For Canada's Kevin Reimer, the finish at the Whistler Longboard Festival downhill at Whistler Sliding Centre was eerily similar to last year.
He often battles California's James Kelly at events, but last year the two tangled near the bottom of the twisting access road to the Olympic venue, putting Andrew Chapman first overall.
This year the same thing happened, and once again it was the skater sitting third coming into the final corners who would go on to win the event.
If Reimer was upset to finish third behind Jimmy Riha and James Kelly he didn't show it. He was more excited to see all six skaters in the final heat cross the line on their feet, with no crashes or injuries. "When does that happen on a course like this?" he asked.
"It was really exciting," he said of the race, with Reimer and Kelly changing the lead twice on the top of the course. When they came into the corner where the contact happened last year, the setup was similar.
"He was going into that corner (and it) was a bit of a repeat of last year where he was taking a line that maybe wasn't the best one, so I tried to pass him on the inside... but we both came in with too much speed and slid out too far, and Jimmy, who was third, was able to capitalize."
Riha played it perfectly, cutting inside on a right-hand corner on a tight line that Reimer realized after the race probably favoured goofy skaters.
For Riha, who lost his sponsor before the event, it was a big win. He said he had a feeling something would go down between Reimer and Kelly, and wanted to be in position when it did.
"The lead changed a few times, there was a lot of battling back and forth and figuring out who was going to drift where, but me and James Kelly from California were both trying to get it in, and all these curbs are the same as what we race back home," he said. "You never know what's going to go down."
Riha added that he didn't have many sketchy moments in the last heat and tried hard to avoid crashing or getting caught up in the battle for the lead until he had a chance to make his move. "The battle (in the heat) was between James and Kevin, those guys are top riders."

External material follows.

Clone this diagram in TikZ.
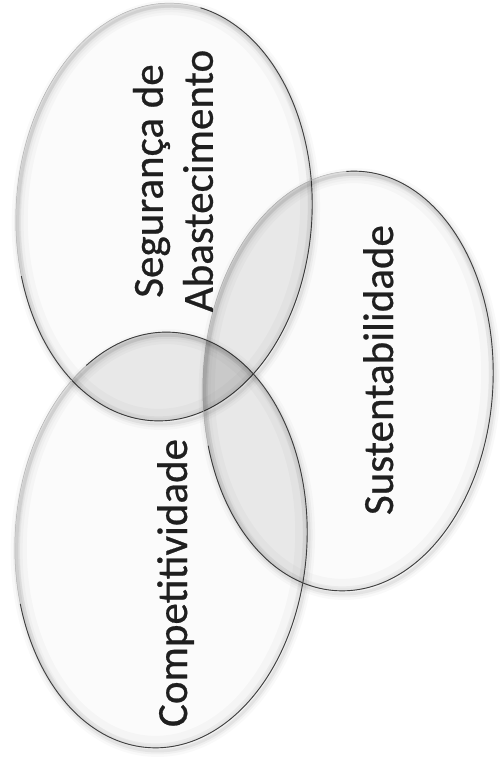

Riha, known as Rad Train, said he doesn't have any plans for his prize money, some $3,000, but said it will go in to the bank account that he uses to travel and compete.
He doesn't have any plans to join the next stage of the International Downhill Federation's (IDF) World Cup season in Europe, but if any sponsors were interested he said he would be available to race anywhere.
Reimer was also on the fence over racing in Europe. He has the sponsorship, but wants to concentrate on his career, working for a manufacturer to design longboard trucks.
On the women's side, Calgary's Elena Corigall continued to dominate, edging out Anna O'Neill (another Albertan) and Marie Bougourd of France.
"I just like to try and not get too focused on being too competitive," said Corigall. "I just try to have a good time and skate safely. I wouldn't say conservatively, but when I'm riding I don't want to do anything that might make (another racer) crash."
Corigall is excited to see so many women joining the new World Cup tour, — the number of racers at Whistler has doubled each year — as well as for a change to the rules that lets girls race the men in the open category if they choose.
"It's awesome, there's so many more girls out, they're more skilled and people are starting to see that this is a sport for girls as well," she said. "And we can step up to open (as well) and girls are seeing that we can actually be competitive with the guys."
Corigall said there are a lot of girls downhilling these days that only need a nudge to start competing. "(Girls take) more coaxing than guys to get into it," she said. "I started with a bunch of Calgary girls that was coming out to sessions and we made our way up together. A few of us started together, we trained together and now we're here."
She does regret being on the road for the flooding in Calgary. While she was unaffected she said she would have liked to have helped with the clean-up efforts.
She'll likely get her chance as she won't be continuing on with the IDF World Cup tour as it heads to Europe for the Kozakov Challenge at the end of the month.
"Not this year, but fingers crossed for next year."
The other World Cup level event was a junior race. Alex Hannigan from Calgary was the top racer, followed by Connor Ferguson of Australia and Bryan Reich of Vernon.